TASK OBJECTIVE: Return each line of the data below exactly, omitting any pictures.

STORED DATA:
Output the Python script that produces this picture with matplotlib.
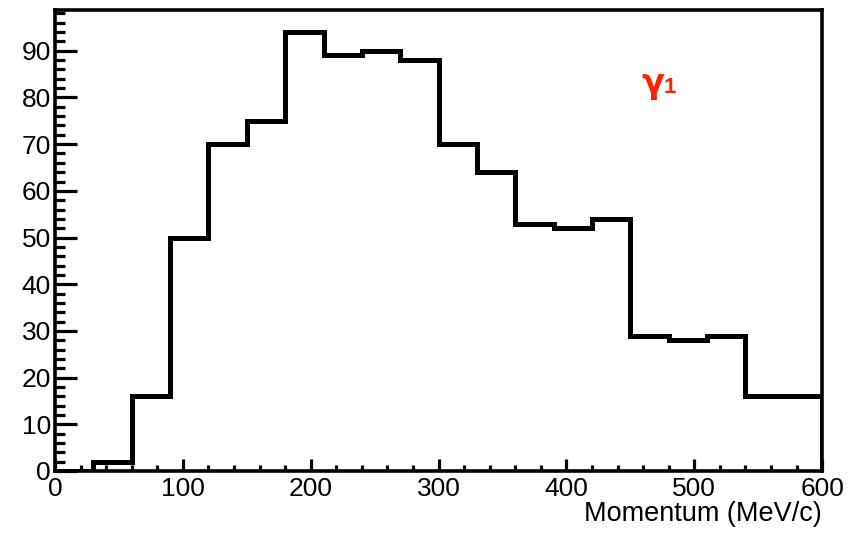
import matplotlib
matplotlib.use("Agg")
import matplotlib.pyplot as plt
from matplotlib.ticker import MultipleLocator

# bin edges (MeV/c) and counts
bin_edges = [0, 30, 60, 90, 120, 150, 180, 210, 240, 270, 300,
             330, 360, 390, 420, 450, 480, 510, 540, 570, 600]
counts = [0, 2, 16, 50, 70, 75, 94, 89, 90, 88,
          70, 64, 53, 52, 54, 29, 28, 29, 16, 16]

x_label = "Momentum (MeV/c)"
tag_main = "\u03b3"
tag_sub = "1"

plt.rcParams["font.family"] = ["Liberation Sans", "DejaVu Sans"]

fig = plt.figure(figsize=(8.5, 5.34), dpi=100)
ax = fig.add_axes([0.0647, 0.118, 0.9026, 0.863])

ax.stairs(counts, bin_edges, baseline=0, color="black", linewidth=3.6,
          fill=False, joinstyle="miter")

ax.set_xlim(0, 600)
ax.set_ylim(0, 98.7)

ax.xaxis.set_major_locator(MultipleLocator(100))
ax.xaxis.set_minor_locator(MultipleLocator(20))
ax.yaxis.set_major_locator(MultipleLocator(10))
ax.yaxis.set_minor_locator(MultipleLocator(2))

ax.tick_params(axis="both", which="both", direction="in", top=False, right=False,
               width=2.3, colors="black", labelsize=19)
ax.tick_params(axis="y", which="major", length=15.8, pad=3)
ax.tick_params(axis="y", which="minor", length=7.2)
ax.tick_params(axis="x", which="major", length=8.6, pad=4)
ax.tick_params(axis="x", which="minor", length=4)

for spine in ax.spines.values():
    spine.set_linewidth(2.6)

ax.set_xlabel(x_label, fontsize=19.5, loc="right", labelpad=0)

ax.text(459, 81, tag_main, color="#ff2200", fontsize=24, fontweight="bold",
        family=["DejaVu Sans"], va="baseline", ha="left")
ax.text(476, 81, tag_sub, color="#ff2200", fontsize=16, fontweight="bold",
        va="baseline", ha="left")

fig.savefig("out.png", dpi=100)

CORRECT RESPONSE:
Output the Python script that produces this picture with matplotlib.
import matplotlib
matplotlib.use("Agg")
import matplotlib.pyplot as plt
from matplotlib.ticker import MultipleLocator

# bin edges (MeV/c) and counts
bin_edges = [0, 30, 60, 90, 120, 150, 180, 210, 240, 270, 300,
             330, 360, 390, 420, 450, 480, 510, 540, 570, 600]
counts = [0, 2, 16, 50, 70, 75, 94, 89, 90, 88,
          70, 64, 53, 52, 54, 29, 28, 29, 16, 16]

x_label = "Momentum (MeV/c)"
tag_main = "\u03b3"
tag_sub = "1"

plt.rcParams["font.family"] = ["Liberation Sans", "DejaVu Sans"]

fig = plt.figure(figsize=(8.5, 5.34), dpi=100)
ax = fig.add_axes([0.0647, 0.118, 0.9026, 0.863])

ax.stairs(counts, bin_edges, baseline=0, color="black", linewidth=3.6,
          fill=False, joinstyle="miter")

ax.set_xlim(0, 600)
ax.set_ylim(0, 98.7)

ax.xaxis.set_major_locator(MultipleLocator(100))
ax.xaxis.set_minor_locator(MultipleLocator(20))
ax.yaxis.set_major_locator(MultipleLocator(10))
ax.yaxis.set_minor_locator(MultipleLocator(2))

ax.tick_params(axis="both", which="both", direction="in", top=False, right=False,
               width=2.3, colors="black", labelsize=19)
ax.tick_params(axis="y", which="major", length=15.8, pad=3)
ax.tick_params(axis="y", which="minor", length=7.2)
ax.tick_params(axis="x", which="major", length=8.6, pad=4)
ax.tick_params(axis="x", which="minor", length=4)

for spine in ax.spines.values():
    spine.set_linewidth(2.6)

ax.set_xlabel(x_label, fontsize=19.5, loc="right", labelpad=0)

ax.text(459, 81, tag_main, color="#ff2200", fontsize=24, fontweight="bold",
        family=["DejaVu Sans"], va="baseline", ha="left")
ax.text(476, 81, tag_sub, color="#ff2200", fontsize=16, fontweight="bold",
        va="baseline", ha="left")

fig.savefig("out.png", dpi=100)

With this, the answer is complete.